Sunday, June 20, 2010

ENSURE SUCCESS OF FOREST PLANTATION DEV PROGRAMME (PAGE 22, JUNE 19, 2010)

THE Minister of Lands and Natural Resources, Alhaji Collins Dauda, has called on the various Municipal and District Assemblies (MDAs) to work in close collaboration with the Forest Service Division (FSD) to ensure the success of the National Forest Plantation Development Programme (NFPDP).
President John Evans Atta Mills launched the programme in the Ashanti Region in January this year.
Mr Dauda stated that the project was dear to the heart of the government and therefore gave the assurance that the government would provide the necessary logistics and incentives to motivate the workers engaged under the programme to deliver to expectation.
Alhaji Dauda said this when he visited the Asantekwaa reserve plantation site in the Kintampo Municipality in the Brong Ahafo Region as part of his two-day inspection tour of the various plantation sites and nursery centres in the region to access the progress of work.
Asantekwaa is the first plantation site in the region to have planted a total of 50 hectares with teak while the remaining sites are due to begin and end planting by the close of this month.
A total of 5,500 hectares, out of the 6,600 hectares earmarked in the region, has been prepared for planting while the same number of people have been engaged as workers.
Alhaji Dauda said he was impressed with the progress of work done so far in the region and commended the workers for embracing the project wholeheartedly.
He and expressed the hope that they would put in their best to help the nation restore its lost forest cover.
The minister stated that the change in climate and rainfall pattern in the country was due to the depletion of the country’s forest cover and that was why the government decided to embark on the programme to safeguard the environment.
Alhaji Dauda urged the workers to form fire volunteer squads to help protect the plantations from bush fires during the dry season, adding that the various communities living close to the forests must also help protect them.
He appealed to traditional rulers and land owners to release more land for the programme as they stood to benefit from an equal share of 50/50.
The minister added that the government would pay the workers engaged in the project as well as provide the tree seedlings for planting on the land till they matured.

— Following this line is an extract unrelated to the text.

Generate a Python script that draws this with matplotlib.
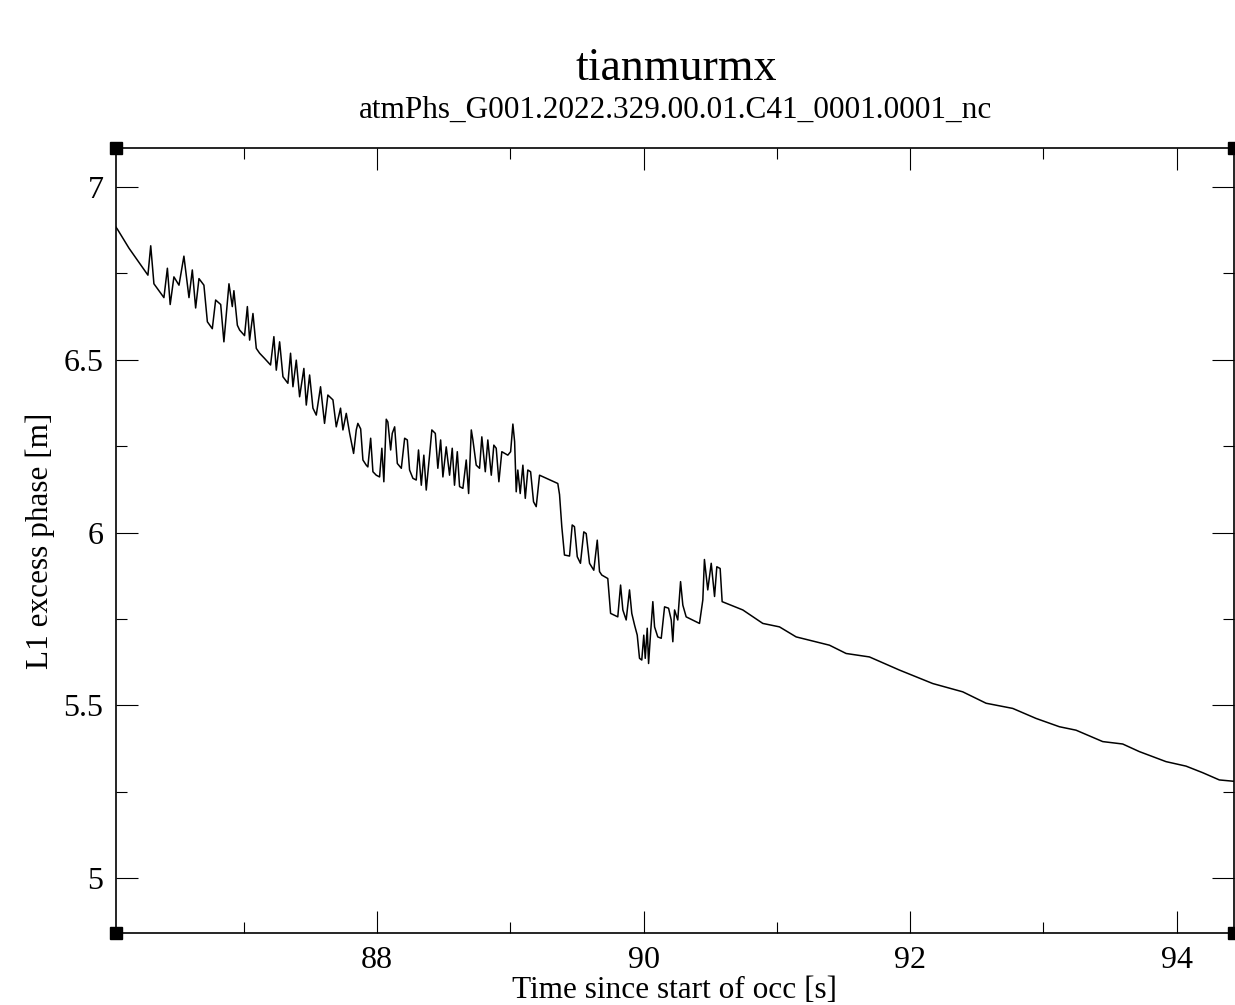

Messrs William Baah and Walter Gyabaah, the Brong Ahafo Regional and Assistant Regional FSD Managers who accompanied the minister on the tour, said each municipality and district in the region would plant a total of 300 hectares each while each worker engaged under the project would also work on one hectare.
They said the tree species to be planted under the programme included Mahogany, Emire, Teak, Ceiba, Cedrialla and Wawa, while a greenbelt would also be established to protect the plantations from bush fires.